What happens when the government makes credit more available than credit would otherwise be in a free market? People will respond to the incentive and find ways to take advantage of the newly available cash. As long as home values were increasing because of the ever-increasing demand for homes, there wasn’t really much to worry about; a person could do well even with risky financing arrangements like zero-down, interest only or negative amortization loans. And even if Fannie Mae and Freddie Mac didn’t directly encourage those kinds of loans, they allowed themselves to be dangerously exposed to fallout from those who did.
But that is not the end of it; we didn’t demand our government to limit its interference to just tax incentives and home loan monopolies however; we allowed it to offer us even more unearned gifts. Passed in 1977 and amended over the years, our government gave us the Community Reinvestment Act (CRA), a law that mandated that banks must extend credit to those who otherwise would not be credit-worthy. If the banks didn’t make enough risky loans, being heavily regulated by the government, they would be denied the ability to open new branches, merge with other banks and enter new business endeavors, etcetera.
Again, as long as housing prices were always going up, real estate was a great racket to be in; in some areas, home prices saw double digit increase in valuations and there were even whole TV series dedicated to the phenomenon of house-flipping, the process where a real estate speculator would buy a distressed property, fix it up a little, and then cash in on the re-sell. Who would ever argue against the policies that helped make it all happen? How could one ever go wrong when the tide was always rising?
Yet the problem with tides is that they don’t always rise. If you allow yourself to be heavily leveraged and the person who lends you money allows himself to be heavily leveraged and the insurer that insures his loan to you allows himself to be heavily leveraged, the fall of your one little domino can wreak a lot of havoc. Add tens of thousands of dominos all falling at the same time and you have the underpinnings of a financial panic.
Now in a free market, you might have your panic, but it would soon stop. Those people who made irrational choices with their money and assets would lose them. Those people who were rational and had chosen to protect themselves from calamity would not. If you look at the financial panics in the age before massive government intervention in our economy, these panics were smaller and when they did their damage, the spendthrifts received their just reward, and the rest of the people soon recovered and moved on with their lives.

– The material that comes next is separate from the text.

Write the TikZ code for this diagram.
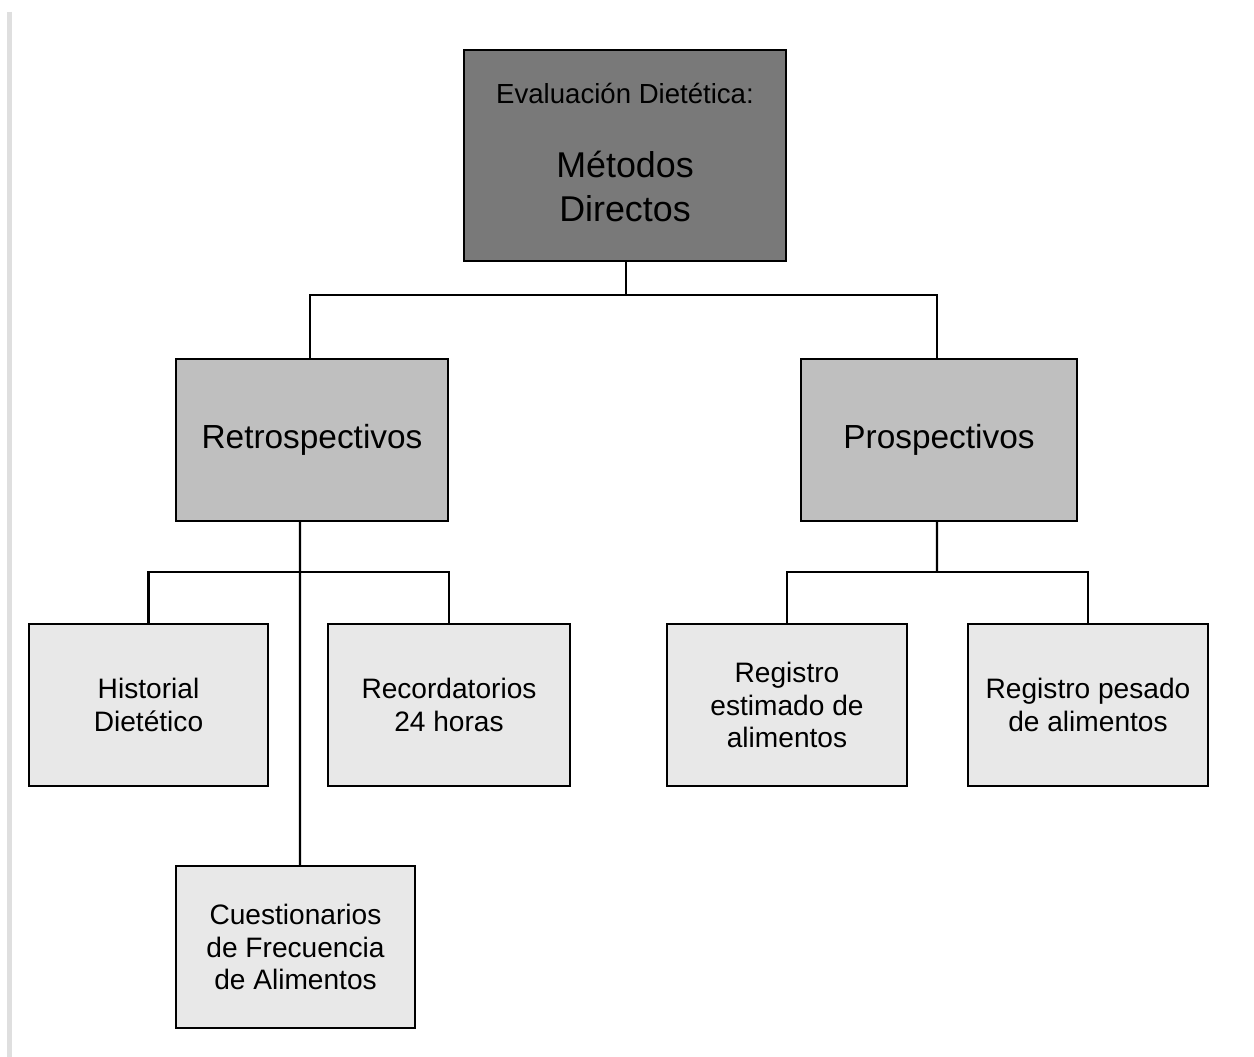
\documentclass[tikz,border=0pt]{standalone}
\usepackage{fontspec}
\setmainfont{Liberation Sans}
\definecolor{topgray}{RGB}{121,121,121}
\definecolor{midgray}{RGB}{191,191,191}
\definecolor{lightgray}{RGB}{232,232,232}
\tikzset{
  box/.style={draw=black, line width=1.3pt, align=center, inner sep=2pt, text=black},
  topbox/.style={box, fill=topgray, minimum width=6.44cm, minimum height=4.22cm,
     font=\fontsize{20.4}{25}\selectfont, text depth=4pt},
  midbox/.style={box, fill=midgray, minimum height=3.24cm,
     font=\fontsize{19}{23}\selectfont},
  leafbox/.style={box, fill=lightgray, minimum width=4.8cm, minimum height=3.24cm,
     font=\fontsize{16}{18.4}\selectfont},
  conn/.style={draw=black, line width=1.3pt}
}
\begin{document}
\begin{tikzpicture}[x=0.02cm,y=-0.02cm]
\useasboundingbox[fill=white] (0,0) rectangle (1254,1057);
\draw[line width=2.5pt, gray!25] (9.5,12) -- (9.5,1057);

\node[topbox] (top) at (625,155.5)
  {{\fontsize{15.7}{18}\selectfont Evaluación Dietética:}\\[17.2pt]Métodos\\Directos};

\node[midbox, minimum width=5.44cm] (retro) at (312,440) {Retrospectivos};
\node[midbox, minimum width=5.52cm] (prosp) at (939,440) {Prospectivos};

\node[leafbox, minimum width=4.78cm] (hist) at (148.5,705) {Historial\\Dietético};
\node[leafbox, minimum width=4.84cm] (recor) at (449,705) {Recordatorios\\24 horas};
\node[leafbox] (regest) at (787,705) {Registro\\estimado de\\alimentos};
\node[leafbox] (regpes) at (1088,705) {Registro pesado\\de alimentos};
\node[leafbox, minimum width=4.78cm] (cuest) at (295.5,947)
  {Cuestionarios\\de Frecuencia\\de Alimentos};

\coordinate (topbar) at (626,295);
\coordinate (retrobar) at (300,572);
\coordinate (prospbar) at (937,572);

\draw[conn] ([xshift=0.02cm]top.south) -- ([xshift=0.02cm]top.south |- topbar);
\draw[conn] ([xshift=-0.04cm]retro.north) |- (topbar) -| ([xshift=-0.04cm]prosp.north);

\draw[conn] ([xshift=-0.24cm]retro.south) -- ([xshift=0.09cm]cuest.north);
\draw[conn] (hist.north) |- (retrobar) -| (recor.north);

\draw[conn] ([xshift=-0.04cm]prosp.south) -- (prospbar);
\draw[conn] (regest.north) |- (prospbar) -| (regpes.north);
\end{tikzpicture}
\end{document}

Today, we are not fortunate enough to live under a free market. Most Americans seem to like their lives to be controlled by those who claim to act out of the public interest–and today there is no public interest like assuaging need through government controls. If you need to borrow money for a home even though you can’t afford to pay back your loan, the government will see to it that you get your money. If you build your house in a flood plain and the flood comes, the government will tax others so you can rebuild it. If you make poor financial decisions that improperly account for economic risk and that cause your bank to go bankrupt, the government will pay to bail you out. Today we live under an economic and political system where need is a blank check and risk is nationalized.
So just who does our current system of national relief favor? Does it favor the independent, thrifty, hardworking and non-foolhardy? Hardly. Such a person is able to think and act for himself; what need does he have for our government? Instead, our system today favors the unwarranted risk-taker. It favors the person who presses for political favors. After all, there was a reason why the most corrupt (and now bankrupt) home lenders were giving sweetheart home loans to key members of Congress–and it wasn’t to restore the free market in housing. It was to keep the incentives that Congress created to steer money into housing flowing because there was a ton of money to be had doing so.
So unlike the claims of some, the current crisis is not so much a battle between Wall Street and Main Street. The problem we face today rests in every street; it rests in our nation’s unchallenged enshrinement of need as a virtue and its willingness to use government power to assuage that need. Instead of leaving people free to work toward improving their lives though their own efforts, we have created a system of perverse incentives; a system that has now collapsed as a system so-designed must.
What then is the answer to this panic? I hold that we simply ought to let the businesses that failed fail, expedite the liquidation of their assets at their current market value under streamlined bankruptcy laws, and once and for all remove our government from the business of creating perverse economic incentives.
Notice however that such a plan is not a serious proposal being debated within the halls of Congress. Instead we are told that we require more regulation of banking through “Financial Stability Oversight Boards,” smaller CEO salaries, stricter business accounting rules, massive taxpayer-funded bailouts of baking, subsidies to borrowers, and perhaps most rich, we are told that we should expect our government to make money from it all as it essentially nationalizes the commercial banking sector. I’m sure the folks at Amtrak think that they are going to make money one day too, but institutions that respond to political wishes rather than the reality of the marketplace do not make money; they lose it and in our age they lose it to the tune of billions upon billions of dollars.
So for the market to be restored, we must first demand an ethical revolution, one that says that people have a right to their life, liberty and the freedom to pursue their own happiness, but not a right to claim the unearned or a right to have our government provide it for them. Our nation needs to learn a new mantra: Give us liberty, and death to government controls.